The poem transitions from the sky, back to the individual, as the narrator draws links between natural processes and the human experience:

My fire is dead:  it knew no pain;

Yet it is dead, and I remain:

All stiff with ice the ashes lie;

And they are dead, and I will die.

The speaker understand that once death arrives, she will no longer be in any state to either contemplate the event, or complain about it–in death the fire knows no pain, and neither will any of us.  Watching the ashes that remain from the once flaming campfire focuses the narrator’s mind to recognize the temporary reality of her current pain.

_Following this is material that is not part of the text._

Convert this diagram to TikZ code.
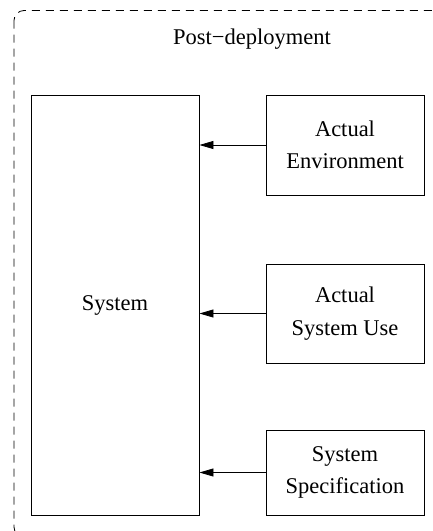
\documentclass[tikz,border=0pt]{standalone}
\usepackage{fontspec}
\setmainfont{Liberation Serif}
\usetikzlibrary{arrows.meta}
\begin{document}
\begin{tikzpicture}[x=1pt,y=1pt,
  box/.style={draw, line width=0.9pt, inner sep=0pt, align=center,
    font=\fontsize{22.5}{32.5}\selectfont},
  arr/.style={draw, line width=0.8pt, -{Triangle[length=14pt,width=8pt]}},
  frame/.style={draw, line width=0.8pt, dash pattern=on 8pt off 6pt, rounded corners=10pt}]
\useasboundingbox (0,0) rectangle (433,-531);
\draw[frame] (14,-10.5) rectangle (450,-537);
\node[font=\fontsize{22.5}{27}\selectfont] (title) at (252,-39) {Post−deployment};
\node[box, minimum width=168pt, minimum height=420pt] (sys) at (115,-305) {System};
\node[box, minimum width=158pt, minimum height=100pt] (env) at (345,-145) {Actual\\Environment};
\node[box, minimum width=158pt, minimum height=99pt] (use) at (345,-313.5) {Actual\\System Use};
\node[box, minimum width=158pt, minimum height=85pt] (spec) at (345,-472.5) {System\\Specification};
\draw[arr] (env.west) -- (env.west -| sys.east);
\draw[arr] (use.west) -- (use.west -| sys.east);
\draw[arr] (spec.west) -- (spec.west -| sys.east);
\end{tikzpicture}
\end{document}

Though the poem appears to have reached a point of serenity for the character involved, the prose quickly takes a turn towards reminiscences of life and regret:

Alas!  ye might have dragged me on

Another day, a single one!

Too soon I yielded to despair;

Why did ye listen to my prayer?

Wordsworth’s poem narrates the story of an American Indian woman left behind by her companion when she decided she could not continue the journey any longer.  The first two lines in the above passage would have the reader assume that this is a tale of callous abandonment, but the last two lines imply that the woman’s companions continued on without her, at her own insistence (hence, the retrospective woe, “Why did ye listen to my prayer?”).  The whole passage is one of  self-scorn for not having persisted against the obstacles faced, for not having chosen life over a defeatist end.  Although the speaker now recognizes that she could have held on further, the recognition comes too late; she now is where she saw herself at when she chose to give up trying.

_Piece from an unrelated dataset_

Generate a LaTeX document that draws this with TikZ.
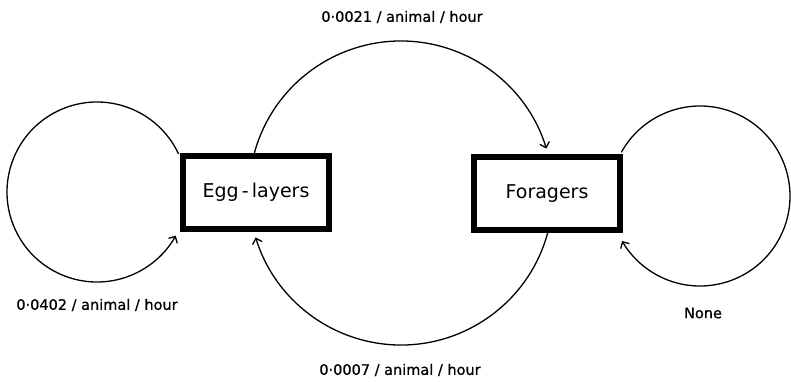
\documentclass[tikz,border=0pt]{standalone}
\usepackage{fontspec}
\setmainfont{DejaVu Sans}
\newfontfamily\ratefont[FakeBold=0.8]{DejaVu Sans}
\usetikzlibrary{arrows.meta}
\begin{document}
\begin{tikzpicture}[x=1pt,y=1pt,
  stage/.style={draw, line width=6pt, minimum width=146pt, minimum height=73pt,
    inner sep=0pt, font=\fontsize{19}{21}\selectfont},
  flow/.style={line width=1.3pt, -{Straight Barb[length=5pt,width=10pt,line width=1.3pt]}},
  rate/.style={font=\ratefont\fontsize{14.5}{16}\selectfont, inner sep=0pt}]
\useasboundingbox (0,0) rectangle (791,381);

% the two castes
\node[stage] (egg) at (256,189) {Egg\,-\,layers};
\node[stage] (for) at (547,187.5) {Foragers};

% centres of the transition loops
\coordinate (mid) at (401,188);
\coordinate (lc)  at (97,189);
\coordinate (rc)  at (700,185);

% egg-layers -> foragers (over the top)
\draw[flow] ([shift={(164.7:152)}]mid) arc[start angle=164.7, end angle=17, radius=152];
% foragers -> egg-layers (underneath)
\draw[flow] ([shift={(-15:152)}]mid) arc[start angle=-15, end angle=-163, radius=152];
% egg-layers staying egg-layers
\draw[flow] ([shift={(25:90)}]lc) arc[start angle=25, end angle=331, radius=90];
% foragers staying foragers
\draw[flow] ([shift={(151:90)}]rc) arc[start angle=151, end angle=-150, radius=90];

% rates
\node[rate] (r1) at (402,364) {0·0021 / animal / hour};
\node[rate] (r2) at (400,11) {0·0007 / animal / hour};
\node[rate] (r3) at (97,76) {0·0402 / animal / hour};
\node[rate] (r4) at (703,68) {None};
\end{tikzpicture}
\end{document}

The narrative then adds another layer of dimension to the emotional turmoil of the poem, with the following lines:

My Child! they gave thee to another,

A woman who was not thy mother.

When from my arms my Babe they took,

On me how strangely did he look!

Through his whole body something ran,

A most strange working did I see;

–As if he strove to be a man,

That he might pull the sledge for me:

And then he stretched his arms, how wild!

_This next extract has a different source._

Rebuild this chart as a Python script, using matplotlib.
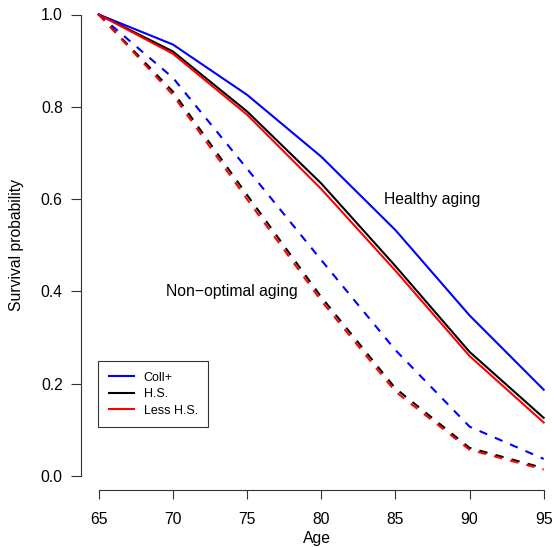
import matplotlib
matplotlib.use("Agg")
import matplotlib.pyplot as plt
from matplotlib.lines import Line2D

ages = [65, 70, 75, 80, 85, 90, 95]

healthy_coll = [1.0, 0.935, 0.826, 0.692, 0.533, 0.348, 0.187]
healthy_hs = [1.0, 0.920, 0.790, 0.634, 0.455, 0.269, 0.126]
healthy_less = [1.0, 0.915, 0.783, 0.622, 0.445, 0.260, 0.116]

nonopt_coll = [1.0, 0.863, 0.666, 0.468, 0.273, 0.107, 0.037]
nonopt_hs = [1.0, 0.833, 0.609, 0.388, 0.190, 0.061, 0.017]
nonopt_less = [1.0, 0.826, 0.600, 0.380, 0.183, 0.057, 0.014]

series_labels = ["Coll+", "H.S.", "Less H.S."]
series_colors = ["#0000FF", "#000000", "#FF0000"]

x_ticks = [65, 70, 75, 80, 85, 90, 95]
y_ticks = [0.0, 0.2, 0.4, 0.6, 0.8, 1.0]

plt.rcParams['font.family'] = ['Liberation Sans', 'DejaVu Sans']

W, H = 554, 547
fig = plt.figure(figsize=(W / 100, H / 100), dpi=100)
ax = fig.add_axes([81 / W, (H - 490) / H, (553 - 81) / W, 490 / H])

pxx = 445 / 30.0
pxy = 461.5
ax.set_xlim(65 - (98.7 - 81) / pxx, 95 + (553 - 543.7) / pxx)
ax.set_ylim(0 - 14 / pxy, 1 + 14.5 / pxy)

lw = 1.5
for vals, c in zip([healthy_coll, healthy_hs, healthy_less], series_colors):
    ax.plot(ages, vals, color=c, lw=lw, solid_joinstyle='round')
for vals, c in zip([nonopt_coll, nonopt_hs, nonopt_less], series_colors):
    ax.plot(ages, vals, color=c, lw=lw, linestyle=(0, (4, 4)))

fs = 11.3
ax.text(87.45, 0.600, "Healthy aging", ha='center', va='center', fontsize=fs)
ax.text(74.0, 0.399, "Non\u2212optimal aging", ha='center', va='center', fontsize=fs)

for s in ['top', 'right']:
    ax.spines[s].set_visible(False)
ax.spines['left'].set_bounds(0, 1)
ax.spines['bottom'].set_bounds(65, 95)
for s in ['left', 'bottom']:
    ax.spines[s].set_color('#333333')
    ax.spines[s].set_linewidth(0.8)

ax.set_xticks(x_ticks)
ax.set_xticklabels([str(v) for v in x_ticks])
ax.set_yticks(y_ticks)
ax.set_yticklabels([f"{v:.1f}" for v in y_ticks])
ax.tick_params(axis='y', length=7.2, width=0.8, pad=6, labelsize=fs, color='#333333')
ax.tick_params(axis='x', length=6.5, width=0.8, pad=9.5, labelsize=fs, color='#333333')

ax.set_xlabel("Age", fontsize=fs, labelpad=3)
ax.set_ylabel("Survival probability", fontsize=fs, labelpad=12)

handles = [Line2D([0], [0], color=c, lw=lw) for c in series_colors]
# legend box: x 98..210 px, y 361..425 px
bx = (98 - 81) / (553 - 81)
by = (490 - 361) / 490
leg = ax.legend(handles, series_labels, loc='upper left', bbox_to_anchor=(bx, by),
                fontsize=9, frameon=True, fancybox=False, handlelength=2.0,
                handletextpad=0.8, borderpad=0.85, labelspacing=0.36, borderaxespad=0)
leg.get_frame().set_edgecolor('black')
leg.get_frame().set_linewidth(0.8)

fig.savefig("out.png", dpi=100)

Oh mercy! like a helpless child.

The story of loss takes a new turn, as the seemingly abandoned woman now takes on the role of an abondoner.  Wordsworth draws a contrast in the behavior of the child in comparison to his mother; whereas the mother lays down to surrender to the elements, the boy’s demeanor is one of positive life affirmation–a desire to continue forwards at all cost–against whatever may arise in his path.  But the mother recognizes that this positive determination in her child’s eye is futile to help her, and gives the impression that she holds herself responsible for not meeting the boy’s drive and forcing herself to head on.  To be separated from one’s child is a reality all people will eventually face as they shuffle off this mortal coil, but to hand him away to another and then wait remorsefully for death to come is the very zenith of despair.  Perhaps this is the reason for the narrator’s initial unwillingness to muster forward after her premature surrender to the forces of nature, causing her to later muse privately to her gone child, “Then do not weep and grieve for me; I feel I must have died with thee.”

The theme of despair and sorrow is not uncommon in Wordsworth’s poetry, but usually it is told in a sense of pining for Nature’s simplicity, and a romantic plea for greater introspection of the joy’s of life and love.  But in “The Complaint of a forsaken Indian Woman”, the poet deviated from the format his reader’s are accustomed to.  Here, the tone begins in pain and ends in pain; the reality of Nature’s cruelty is not rationalized away–no apologizes on behalf of Wordsworth’s deified grace of Nature is offered.  As the poem’s ending shows, loss, regret, and death are inseparable components of life, and no retrospective pleas or complaints of one’s past actions will amend this fact:

Young as I am my course is run,

I shall not see another sun;

I cannot lift my limbs to know

If they have any life or no.

My poor forsaken Child, if I

For once could have thee close to me,

With happy heart I then would die,

And my last thought would happy be;

But thou, dear Babe, art far away,

Nor shall I see another day.

Bibliography

Wordsworth, William.  “The Complaint of a Forsaken Indian Woman,” 1798 (Houghton Mifflin Company: Boston, Cambridge Edition, 1932 reprint).